[Code that draws figures]
----------

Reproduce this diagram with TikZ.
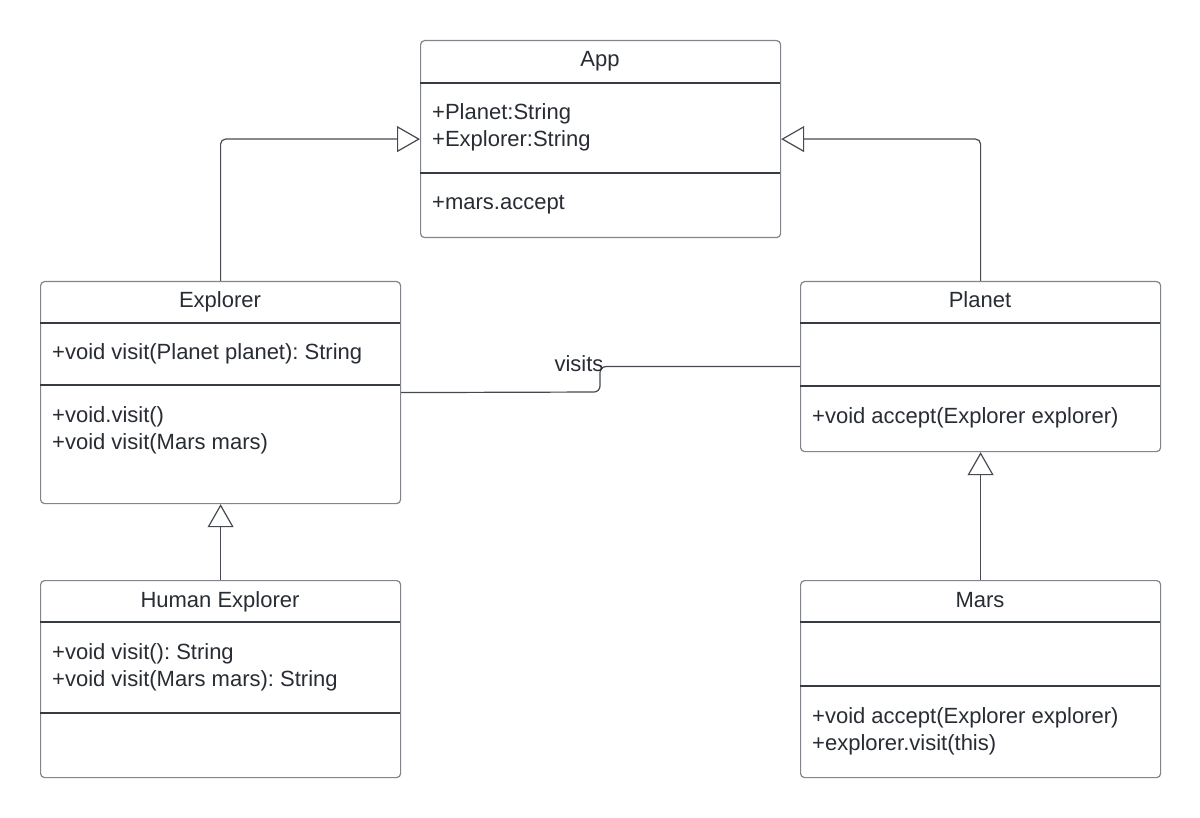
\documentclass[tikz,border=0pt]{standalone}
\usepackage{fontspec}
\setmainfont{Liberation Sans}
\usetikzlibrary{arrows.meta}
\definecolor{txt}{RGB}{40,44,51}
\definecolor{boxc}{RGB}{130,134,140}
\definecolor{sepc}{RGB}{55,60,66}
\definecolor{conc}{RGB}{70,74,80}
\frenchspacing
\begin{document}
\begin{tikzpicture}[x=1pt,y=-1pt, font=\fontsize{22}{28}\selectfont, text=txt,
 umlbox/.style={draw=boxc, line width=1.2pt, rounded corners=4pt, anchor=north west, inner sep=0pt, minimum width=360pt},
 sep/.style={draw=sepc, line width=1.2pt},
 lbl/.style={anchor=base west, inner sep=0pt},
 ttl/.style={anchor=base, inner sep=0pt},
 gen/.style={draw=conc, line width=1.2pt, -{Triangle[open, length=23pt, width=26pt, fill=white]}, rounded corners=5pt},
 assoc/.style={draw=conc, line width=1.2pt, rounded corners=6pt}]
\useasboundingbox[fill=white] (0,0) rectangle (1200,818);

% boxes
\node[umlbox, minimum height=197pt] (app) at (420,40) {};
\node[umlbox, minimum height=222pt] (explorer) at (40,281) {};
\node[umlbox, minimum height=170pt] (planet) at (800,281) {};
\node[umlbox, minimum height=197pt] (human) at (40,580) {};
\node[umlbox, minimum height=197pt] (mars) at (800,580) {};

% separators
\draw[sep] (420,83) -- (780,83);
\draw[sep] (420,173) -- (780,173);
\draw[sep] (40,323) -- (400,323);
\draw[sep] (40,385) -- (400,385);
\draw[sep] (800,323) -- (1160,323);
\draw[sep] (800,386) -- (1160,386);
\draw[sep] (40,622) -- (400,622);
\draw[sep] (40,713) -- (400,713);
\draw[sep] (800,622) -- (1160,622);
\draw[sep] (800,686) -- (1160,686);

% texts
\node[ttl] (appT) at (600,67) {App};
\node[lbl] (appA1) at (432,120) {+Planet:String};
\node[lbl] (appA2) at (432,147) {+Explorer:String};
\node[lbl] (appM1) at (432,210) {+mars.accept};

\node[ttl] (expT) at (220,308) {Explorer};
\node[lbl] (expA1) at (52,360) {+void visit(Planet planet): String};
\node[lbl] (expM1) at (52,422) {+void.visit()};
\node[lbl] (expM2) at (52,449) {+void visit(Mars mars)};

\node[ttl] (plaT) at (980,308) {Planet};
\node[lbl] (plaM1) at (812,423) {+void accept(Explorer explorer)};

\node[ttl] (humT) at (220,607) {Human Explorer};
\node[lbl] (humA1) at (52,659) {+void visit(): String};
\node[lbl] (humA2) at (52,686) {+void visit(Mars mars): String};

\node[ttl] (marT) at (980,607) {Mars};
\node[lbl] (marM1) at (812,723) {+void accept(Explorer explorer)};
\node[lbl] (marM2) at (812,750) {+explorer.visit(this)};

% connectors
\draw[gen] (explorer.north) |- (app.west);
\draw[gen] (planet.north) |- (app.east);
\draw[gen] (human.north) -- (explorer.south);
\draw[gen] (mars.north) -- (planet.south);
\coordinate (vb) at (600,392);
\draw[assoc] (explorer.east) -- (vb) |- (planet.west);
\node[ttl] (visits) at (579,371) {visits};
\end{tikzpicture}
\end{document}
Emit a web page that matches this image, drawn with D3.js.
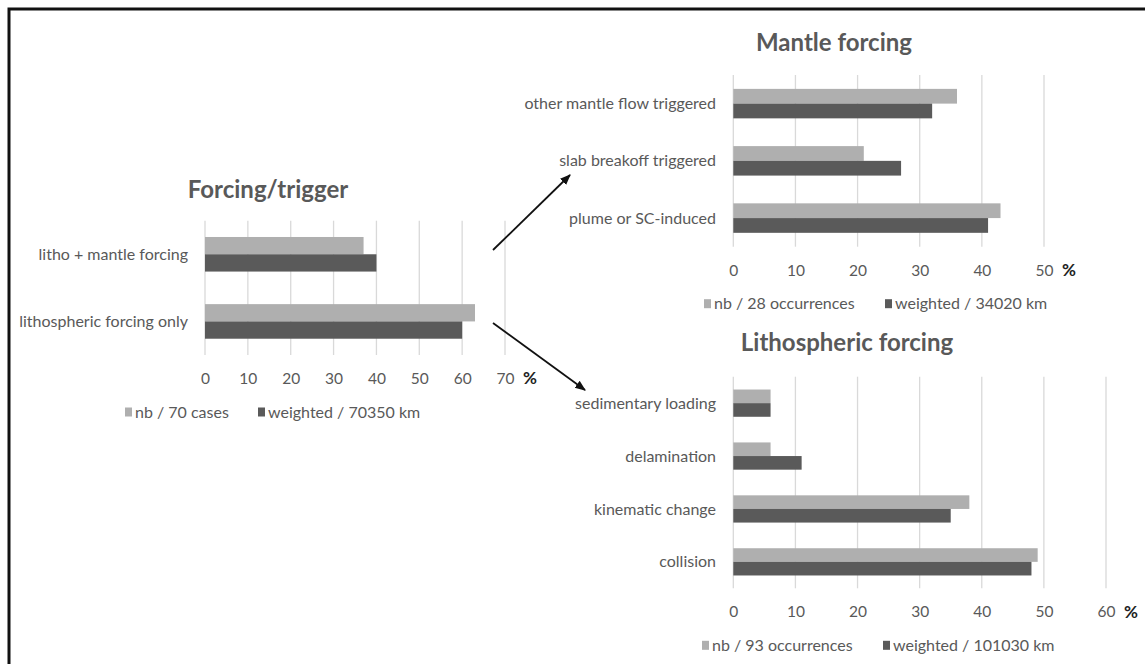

----------

Problem details: Pictures are to be left out; repeat all the remaining data exactly.

Answer for the task:
Reproduce this diagram with TikZ.
\documentclass[tikz,border=0pt]{standalone}
\usepackage{fontspec}
\setmainfont{Liberation Sans}
\usetikzlibrary{arrows.meta}
\definecolor{txt}{RGB}{40,44,51}
\definecolor{boxc}{RGB}{130,134,140}
\definecolor{sepc}{RGB}{55,60,66}
\definecolor{conc}{RGB}{70,74,80}
\frenchspacing
\begin{document}
\begin{tikzpicture}[x=1pt,y=-1pt, font=\fontsize{22}{28}\selectfont, text=txt,
 umlbox/.style={draw=boxc, line width=1.2pt, rounded corners=4pt, anchor=north west, inner sep=0pt, minimum width=360pt},
 sep/.style={draw=sepc, line width=1.2pt},
 lbl/.style={anchor=base west, inner sep=0pt},
 ttl/.style={anchor=base, inner sep=0pt},
 gen/.style={draw=conc, line width=1.2pt, -{Triangle[open, length=23pt, width=26pt, fill=white]}, rounded corners=5pt},
 assoc/.style={draw=conc, line width=1.2pt, rounded corners=6pt}]
\useasboundingbox[fill=white] (0,0) rectangle (1200,818);

% boxes
\node[umlbox, minimum height=197pt] (app) at (420,40) {};
\node[umlbox, minimum height=222pt] (explorer) at (40,281) {};
\node[umlbox, minimum height=170pt] (planet) at (800,281) {};
\node[umlbox, minimum height=197pt] (human) at (40,580) {};
\node[umlbox, minimum height=197pt] (mars) at (800,580) {};

% separators
\draw[sep] (420,83) -- (780,83);
\draw[sep] (420,173) -- (780,173);
\draw[sep] (40,323) -- (400,323);
\draw[sep] (40,385) -- (400,385);
\draw[sep] (800,323) -- (1160,323);
\draw[sep] (800,386) -- (1160,386);
\draw[sep] (40,622) -- (400,622);
\draw[sep] (40,713) -- (400,713);
\draw[sep] (800,622) -- (1160,622);
\draw[sep] (800,686) -- (1160,686);

% texts
\node[ttl] (appT) at (600,67) {App};
\node[lbl] (appA1) at (432,120) {+Planet:String};
\node[lbl] (appA2) at (432,147) {+Explorer:String};
\node[lbl] (appM1) at (432,210) {+mars.accept};

\node[ttl] (expT) at (220,308) {Explorer};
\node[lbl] (expA1) at (52,360) {+void visit(Planet planet): String};
\node[lbl] (expM1) at (52,422) {+void.visit()};
\node[lbl] (expM2) at (52,449) {+void visit(Mars mars)};

\node[ttl] (plaT) at (980,308) {Planet};
\node[lbl] (plaM1) at (812,423) {+void accept(Explorer explorer)};

\node[ttl] (humT) at (220,607) {Human Explorer};
\node[lbl] (humA1) at (52,659) {+void visit(): String};
\node[lbl] (humA2) at (52,686) {+void visit(Mars mars): String};

\node[ttl] (marT) at (980,607) {Mars};
\node[lbl] (marM1) at (812,723) {+void accept(Explorer explorer)};
\node[lbl] (marM2) at (812,750) {+explorer.visit(this)};

% connectors
\draw[gen] (explorer.north) |- (app.west);
\draw[gen] (planet.north) |- (app.east);
\draw[gen] (human.north) -- (explorer.south);
\draw[gen] (mars.north) -- (planet.south);
\coordinate (vb) at (600,392);
\draw[assoc] (explorer.east) -- (vb) |- (planet.west);
\node[ttl] (visits) at (579,371) {visits};
\end{tikzpicture}
\end{document}
Emit a web page that matches this image, drawn with D3.js.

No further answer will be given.